• _AIM_: What is needed is the run of lines from the one containing "Rebuild this chart as a component, using" through the one containing "const Y_TICKS = [0.2, 0.4, 0.6, 0.8, 1];", echoed exactly, with both ends kept and nothing added.

• _RECORDS TO USE_:
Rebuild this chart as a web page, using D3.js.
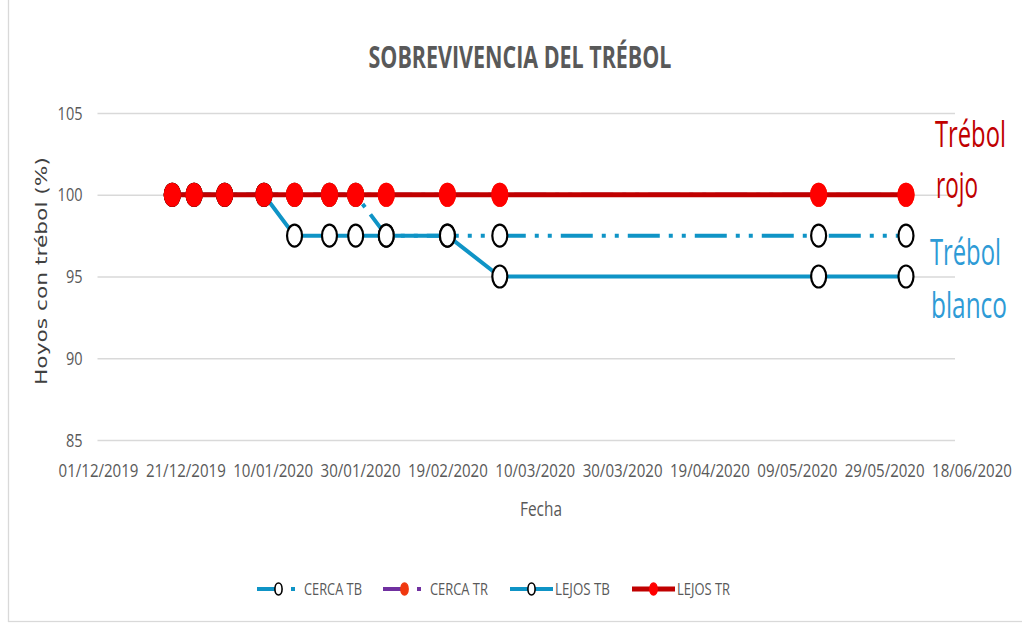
...
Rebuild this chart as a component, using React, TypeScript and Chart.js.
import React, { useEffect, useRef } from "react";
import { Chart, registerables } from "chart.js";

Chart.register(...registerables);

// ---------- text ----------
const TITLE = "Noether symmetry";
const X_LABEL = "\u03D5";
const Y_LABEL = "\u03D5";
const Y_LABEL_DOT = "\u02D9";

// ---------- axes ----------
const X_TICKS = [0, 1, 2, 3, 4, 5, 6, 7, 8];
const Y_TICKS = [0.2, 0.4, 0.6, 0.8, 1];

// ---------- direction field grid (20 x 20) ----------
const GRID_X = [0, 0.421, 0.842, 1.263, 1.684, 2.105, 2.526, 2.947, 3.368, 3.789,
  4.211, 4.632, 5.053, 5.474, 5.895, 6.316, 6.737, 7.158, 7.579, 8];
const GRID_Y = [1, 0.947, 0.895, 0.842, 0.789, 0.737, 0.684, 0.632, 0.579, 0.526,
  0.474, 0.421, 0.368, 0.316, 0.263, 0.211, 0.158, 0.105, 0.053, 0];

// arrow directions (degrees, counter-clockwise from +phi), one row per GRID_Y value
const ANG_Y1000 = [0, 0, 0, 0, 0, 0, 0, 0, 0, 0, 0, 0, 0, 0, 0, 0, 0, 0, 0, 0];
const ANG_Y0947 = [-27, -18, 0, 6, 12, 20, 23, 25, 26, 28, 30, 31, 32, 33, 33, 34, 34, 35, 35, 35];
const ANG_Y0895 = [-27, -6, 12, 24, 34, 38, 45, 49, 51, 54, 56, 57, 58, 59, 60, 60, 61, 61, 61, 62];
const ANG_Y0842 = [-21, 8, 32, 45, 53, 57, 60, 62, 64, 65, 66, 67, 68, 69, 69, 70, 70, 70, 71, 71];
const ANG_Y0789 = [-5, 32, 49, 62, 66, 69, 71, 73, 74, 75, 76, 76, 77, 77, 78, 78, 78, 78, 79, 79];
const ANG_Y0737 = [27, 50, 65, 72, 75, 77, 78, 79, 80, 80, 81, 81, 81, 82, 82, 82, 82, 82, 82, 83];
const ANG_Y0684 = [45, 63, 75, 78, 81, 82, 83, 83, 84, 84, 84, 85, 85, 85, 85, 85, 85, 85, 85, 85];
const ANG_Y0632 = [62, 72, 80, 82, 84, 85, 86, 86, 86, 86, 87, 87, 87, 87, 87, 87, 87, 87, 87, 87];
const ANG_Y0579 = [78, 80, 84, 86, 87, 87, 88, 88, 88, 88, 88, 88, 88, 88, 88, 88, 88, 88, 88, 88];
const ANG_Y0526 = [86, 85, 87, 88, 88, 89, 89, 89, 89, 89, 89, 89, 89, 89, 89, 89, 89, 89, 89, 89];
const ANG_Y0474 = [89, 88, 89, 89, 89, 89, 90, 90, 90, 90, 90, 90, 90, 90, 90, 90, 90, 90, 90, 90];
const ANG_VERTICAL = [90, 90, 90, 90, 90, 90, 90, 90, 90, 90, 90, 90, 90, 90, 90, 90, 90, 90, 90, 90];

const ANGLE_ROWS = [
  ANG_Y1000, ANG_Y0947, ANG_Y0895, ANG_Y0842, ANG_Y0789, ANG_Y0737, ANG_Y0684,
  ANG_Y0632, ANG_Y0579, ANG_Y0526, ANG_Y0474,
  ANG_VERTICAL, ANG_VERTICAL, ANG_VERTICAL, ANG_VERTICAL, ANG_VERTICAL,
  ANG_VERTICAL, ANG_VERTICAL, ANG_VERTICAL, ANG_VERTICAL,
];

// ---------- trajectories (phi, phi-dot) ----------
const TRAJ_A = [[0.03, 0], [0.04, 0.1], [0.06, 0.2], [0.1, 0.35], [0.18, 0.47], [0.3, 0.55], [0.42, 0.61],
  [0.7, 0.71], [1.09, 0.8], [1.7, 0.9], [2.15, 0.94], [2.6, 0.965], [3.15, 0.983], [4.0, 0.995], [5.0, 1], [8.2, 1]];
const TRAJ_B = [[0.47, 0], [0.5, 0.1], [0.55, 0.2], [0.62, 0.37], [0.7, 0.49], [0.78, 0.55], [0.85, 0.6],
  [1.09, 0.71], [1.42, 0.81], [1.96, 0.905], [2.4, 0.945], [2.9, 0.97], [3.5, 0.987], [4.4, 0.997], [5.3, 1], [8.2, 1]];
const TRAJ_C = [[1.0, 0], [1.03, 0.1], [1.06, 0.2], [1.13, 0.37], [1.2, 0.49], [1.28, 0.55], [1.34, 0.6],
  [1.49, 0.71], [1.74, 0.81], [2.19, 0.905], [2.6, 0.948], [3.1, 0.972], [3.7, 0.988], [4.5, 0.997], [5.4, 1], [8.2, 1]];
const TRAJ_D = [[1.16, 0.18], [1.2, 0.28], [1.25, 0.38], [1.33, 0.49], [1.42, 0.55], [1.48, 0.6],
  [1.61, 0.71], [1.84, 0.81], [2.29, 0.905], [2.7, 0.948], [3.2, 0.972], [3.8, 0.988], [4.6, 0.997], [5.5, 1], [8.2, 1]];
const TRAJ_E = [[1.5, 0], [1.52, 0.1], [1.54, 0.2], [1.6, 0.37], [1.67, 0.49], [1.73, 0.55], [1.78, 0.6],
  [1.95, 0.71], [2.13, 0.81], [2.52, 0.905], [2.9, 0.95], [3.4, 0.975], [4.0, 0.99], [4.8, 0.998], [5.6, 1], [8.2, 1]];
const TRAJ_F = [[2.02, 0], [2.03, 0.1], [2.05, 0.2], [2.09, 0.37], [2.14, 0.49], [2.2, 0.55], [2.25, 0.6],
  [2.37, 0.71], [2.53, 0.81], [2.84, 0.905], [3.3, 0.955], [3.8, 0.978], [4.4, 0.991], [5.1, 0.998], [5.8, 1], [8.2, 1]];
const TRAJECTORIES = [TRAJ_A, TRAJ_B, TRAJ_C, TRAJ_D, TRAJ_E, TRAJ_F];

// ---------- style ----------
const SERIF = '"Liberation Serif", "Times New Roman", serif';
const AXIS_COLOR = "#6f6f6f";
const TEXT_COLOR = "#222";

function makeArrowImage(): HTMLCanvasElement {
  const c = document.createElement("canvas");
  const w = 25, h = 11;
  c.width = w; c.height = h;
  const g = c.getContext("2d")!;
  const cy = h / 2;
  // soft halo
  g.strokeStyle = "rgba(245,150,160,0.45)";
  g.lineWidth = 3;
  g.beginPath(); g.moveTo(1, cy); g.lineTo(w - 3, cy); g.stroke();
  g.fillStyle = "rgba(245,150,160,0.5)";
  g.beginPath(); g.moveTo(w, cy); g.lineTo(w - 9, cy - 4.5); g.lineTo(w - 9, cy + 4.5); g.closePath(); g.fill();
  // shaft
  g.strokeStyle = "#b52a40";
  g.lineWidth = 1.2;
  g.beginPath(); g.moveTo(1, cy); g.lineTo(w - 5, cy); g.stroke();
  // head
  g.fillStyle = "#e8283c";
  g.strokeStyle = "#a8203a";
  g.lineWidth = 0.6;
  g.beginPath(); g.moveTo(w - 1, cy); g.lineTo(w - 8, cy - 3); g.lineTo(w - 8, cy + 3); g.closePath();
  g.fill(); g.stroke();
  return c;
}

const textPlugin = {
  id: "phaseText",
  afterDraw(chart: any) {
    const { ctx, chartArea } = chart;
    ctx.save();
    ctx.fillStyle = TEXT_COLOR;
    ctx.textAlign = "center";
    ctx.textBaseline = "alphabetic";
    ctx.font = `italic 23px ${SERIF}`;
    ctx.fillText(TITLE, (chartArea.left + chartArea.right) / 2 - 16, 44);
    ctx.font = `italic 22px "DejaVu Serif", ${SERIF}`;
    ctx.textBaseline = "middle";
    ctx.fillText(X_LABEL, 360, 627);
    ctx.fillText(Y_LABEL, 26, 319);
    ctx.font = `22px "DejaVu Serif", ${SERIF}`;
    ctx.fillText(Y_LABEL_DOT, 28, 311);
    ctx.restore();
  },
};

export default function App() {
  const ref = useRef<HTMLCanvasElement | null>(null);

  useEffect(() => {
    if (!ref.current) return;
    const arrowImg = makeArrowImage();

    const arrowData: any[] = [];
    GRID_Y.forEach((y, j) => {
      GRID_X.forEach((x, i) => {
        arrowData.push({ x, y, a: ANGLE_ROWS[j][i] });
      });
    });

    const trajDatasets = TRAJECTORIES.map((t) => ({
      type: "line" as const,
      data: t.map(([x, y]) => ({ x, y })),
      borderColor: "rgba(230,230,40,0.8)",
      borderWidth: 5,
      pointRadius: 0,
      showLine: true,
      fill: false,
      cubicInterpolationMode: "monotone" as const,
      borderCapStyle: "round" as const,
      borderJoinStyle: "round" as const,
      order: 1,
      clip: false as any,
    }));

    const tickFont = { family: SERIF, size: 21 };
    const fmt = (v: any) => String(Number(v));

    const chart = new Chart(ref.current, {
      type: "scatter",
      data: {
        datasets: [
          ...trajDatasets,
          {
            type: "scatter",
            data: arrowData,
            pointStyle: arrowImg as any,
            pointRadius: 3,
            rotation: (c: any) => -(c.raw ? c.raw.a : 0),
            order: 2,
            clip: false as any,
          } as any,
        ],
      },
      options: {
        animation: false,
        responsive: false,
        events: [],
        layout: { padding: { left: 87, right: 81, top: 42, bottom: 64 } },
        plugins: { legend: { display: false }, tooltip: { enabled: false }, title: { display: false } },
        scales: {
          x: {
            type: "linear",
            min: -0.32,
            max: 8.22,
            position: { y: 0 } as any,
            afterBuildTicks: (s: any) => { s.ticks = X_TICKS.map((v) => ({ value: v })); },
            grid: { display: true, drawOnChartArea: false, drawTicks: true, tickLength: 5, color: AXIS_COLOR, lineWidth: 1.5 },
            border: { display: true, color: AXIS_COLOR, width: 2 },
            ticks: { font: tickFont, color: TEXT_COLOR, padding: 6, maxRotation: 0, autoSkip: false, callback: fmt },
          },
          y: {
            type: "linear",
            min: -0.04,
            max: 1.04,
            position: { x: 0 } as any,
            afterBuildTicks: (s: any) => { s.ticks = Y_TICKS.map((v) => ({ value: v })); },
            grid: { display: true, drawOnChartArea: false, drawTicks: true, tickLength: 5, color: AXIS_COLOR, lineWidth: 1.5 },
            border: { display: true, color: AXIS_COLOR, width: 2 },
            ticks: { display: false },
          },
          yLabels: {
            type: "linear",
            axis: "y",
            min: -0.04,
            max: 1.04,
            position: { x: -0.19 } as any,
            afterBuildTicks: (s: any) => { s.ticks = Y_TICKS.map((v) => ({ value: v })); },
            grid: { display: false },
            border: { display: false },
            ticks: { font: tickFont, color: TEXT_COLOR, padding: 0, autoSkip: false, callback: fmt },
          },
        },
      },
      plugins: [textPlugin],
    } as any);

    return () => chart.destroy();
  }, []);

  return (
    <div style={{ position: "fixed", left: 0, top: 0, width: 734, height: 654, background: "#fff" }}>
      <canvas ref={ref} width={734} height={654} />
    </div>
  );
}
---
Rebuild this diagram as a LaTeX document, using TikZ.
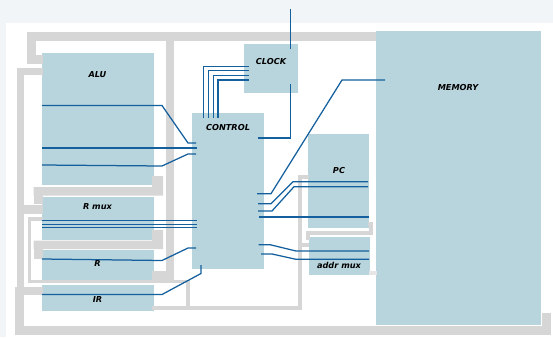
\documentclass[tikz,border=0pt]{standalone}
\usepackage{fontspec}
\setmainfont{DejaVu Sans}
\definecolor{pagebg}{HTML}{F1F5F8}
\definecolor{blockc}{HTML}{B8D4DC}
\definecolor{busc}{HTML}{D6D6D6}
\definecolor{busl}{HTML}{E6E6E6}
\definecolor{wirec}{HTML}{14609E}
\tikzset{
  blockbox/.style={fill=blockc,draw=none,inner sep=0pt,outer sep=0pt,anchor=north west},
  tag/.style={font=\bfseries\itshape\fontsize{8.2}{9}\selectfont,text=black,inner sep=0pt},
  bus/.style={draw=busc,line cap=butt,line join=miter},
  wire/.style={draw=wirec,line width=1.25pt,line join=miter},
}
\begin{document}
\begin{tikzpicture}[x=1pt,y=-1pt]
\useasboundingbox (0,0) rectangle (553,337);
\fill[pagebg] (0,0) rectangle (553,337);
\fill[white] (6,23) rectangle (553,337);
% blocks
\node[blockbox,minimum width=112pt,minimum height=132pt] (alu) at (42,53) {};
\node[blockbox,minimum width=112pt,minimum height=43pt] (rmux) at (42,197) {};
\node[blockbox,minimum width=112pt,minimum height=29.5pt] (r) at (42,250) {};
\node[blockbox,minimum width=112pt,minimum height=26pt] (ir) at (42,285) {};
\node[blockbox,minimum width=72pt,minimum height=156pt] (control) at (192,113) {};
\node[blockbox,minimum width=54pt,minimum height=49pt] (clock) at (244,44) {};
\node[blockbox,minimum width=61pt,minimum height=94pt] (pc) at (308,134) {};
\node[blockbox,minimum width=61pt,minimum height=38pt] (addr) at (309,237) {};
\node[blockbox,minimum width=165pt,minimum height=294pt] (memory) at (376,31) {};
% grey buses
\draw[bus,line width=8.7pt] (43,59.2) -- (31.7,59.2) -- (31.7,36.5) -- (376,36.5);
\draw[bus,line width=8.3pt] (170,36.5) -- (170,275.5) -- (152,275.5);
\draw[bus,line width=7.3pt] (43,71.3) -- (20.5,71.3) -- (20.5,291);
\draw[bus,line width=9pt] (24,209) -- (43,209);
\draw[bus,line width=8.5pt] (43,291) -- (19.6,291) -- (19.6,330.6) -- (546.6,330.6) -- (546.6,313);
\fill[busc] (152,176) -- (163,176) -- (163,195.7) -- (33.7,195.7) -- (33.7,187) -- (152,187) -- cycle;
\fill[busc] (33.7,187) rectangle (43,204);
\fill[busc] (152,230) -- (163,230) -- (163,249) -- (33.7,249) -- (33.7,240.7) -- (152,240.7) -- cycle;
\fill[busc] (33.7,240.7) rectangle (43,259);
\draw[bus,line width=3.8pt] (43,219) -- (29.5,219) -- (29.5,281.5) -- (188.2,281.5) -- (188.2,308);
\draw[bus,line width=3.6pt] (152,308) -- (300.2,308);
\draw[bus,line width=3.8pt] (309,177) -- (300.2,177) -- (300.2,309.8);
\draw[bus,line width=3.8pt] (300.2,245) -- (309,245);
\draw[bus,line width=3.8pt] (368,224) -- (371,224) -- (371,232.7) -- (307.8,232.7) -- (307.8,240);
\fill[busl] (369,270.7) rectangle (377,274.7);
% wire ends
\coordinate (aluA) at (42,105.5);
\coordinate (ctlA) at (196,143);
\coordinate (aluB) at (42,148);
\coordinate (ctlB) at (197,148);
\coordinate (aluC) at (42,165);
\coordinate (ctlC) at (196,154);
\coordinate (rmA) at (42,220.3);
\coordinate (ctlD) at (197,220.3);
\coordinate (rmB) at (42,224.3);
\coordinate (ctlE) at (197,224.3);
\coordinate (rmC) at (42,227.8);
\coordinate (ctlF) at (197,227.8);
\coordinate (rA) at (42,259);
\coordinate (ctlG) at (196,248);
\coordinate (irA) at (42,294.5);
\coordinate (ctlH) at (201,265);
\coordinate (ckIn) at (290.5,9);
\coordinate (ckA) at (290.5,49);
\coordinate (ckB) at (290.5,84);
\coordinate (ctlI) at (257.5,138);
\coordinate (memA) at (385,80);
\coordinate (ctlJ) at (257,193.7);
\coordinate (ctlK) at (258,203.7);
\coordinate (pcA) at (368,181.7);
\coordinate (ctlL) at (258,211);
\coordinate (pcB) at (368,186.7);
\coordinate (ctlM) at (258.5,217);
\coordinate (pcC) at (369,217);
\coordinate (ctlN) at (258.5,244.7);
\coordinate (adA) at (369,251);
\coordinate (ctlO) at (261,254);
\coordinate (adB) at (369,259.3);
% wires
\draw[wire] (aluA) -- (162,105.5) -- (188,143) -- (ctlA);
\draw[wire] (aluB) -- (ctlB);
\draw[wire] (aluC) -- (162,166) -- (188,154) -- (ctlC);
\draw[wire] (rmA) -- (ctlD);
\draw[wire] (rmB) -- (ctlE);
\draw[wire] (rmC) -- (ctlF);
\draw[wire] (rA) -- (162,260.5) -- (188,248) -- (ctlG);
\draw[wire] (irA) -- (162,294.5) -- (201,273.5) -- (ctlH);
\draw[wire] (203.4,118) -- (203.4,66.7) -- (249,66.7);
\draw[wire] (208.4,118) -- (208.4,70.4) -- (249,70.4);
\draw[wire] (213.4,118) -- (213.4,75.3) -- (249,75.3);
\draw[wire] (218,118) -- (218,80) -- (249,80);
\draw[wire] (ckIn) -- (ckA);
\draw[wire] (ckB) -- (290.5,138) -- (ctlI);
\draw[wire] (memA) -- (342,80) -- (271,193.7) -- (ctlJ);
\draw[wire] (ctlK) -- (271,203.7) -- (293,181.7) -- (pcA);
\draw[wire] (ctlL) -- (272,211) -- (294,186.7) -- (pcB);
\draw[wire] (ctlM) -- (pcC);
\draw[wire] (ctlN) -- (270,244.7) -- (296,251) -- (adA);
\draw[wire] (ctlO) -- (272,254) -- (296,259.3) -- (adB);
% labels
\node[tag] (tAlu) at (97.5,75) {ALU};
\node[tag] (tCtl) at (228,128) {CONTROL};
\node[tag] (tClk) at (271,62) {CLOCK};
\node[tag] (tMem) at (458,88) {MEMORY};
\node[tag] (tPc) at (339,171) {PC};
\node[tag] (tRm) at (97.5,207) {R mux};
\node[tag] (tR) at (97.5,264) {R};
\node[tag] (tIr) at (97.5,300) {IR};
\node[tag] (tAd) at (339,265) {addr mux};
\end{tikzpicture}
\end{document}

• _THE ANSWER_:
Rebuild this chart as a component, using React, TypeScript and Chart.js.
import React, { useEffect, useRef } from "react";
import { Chart, registerables } from "chart.js";

Chart.register(...registerables);

// ---------- text ----------
const TITLE = "Noether symmetry";
const X_LABEL = "\u03D5";
const Y_LABEL = "\u03D5";
const Y_LABEL_DOT = "\u02D9";

// ---------- axes ----------
const X_TICKS = [0, 1, 2, 3, 4, 5, 6, 7, 8];
const Y_TICKS = [0.2, 0.4, 0.6, 0.8, 1];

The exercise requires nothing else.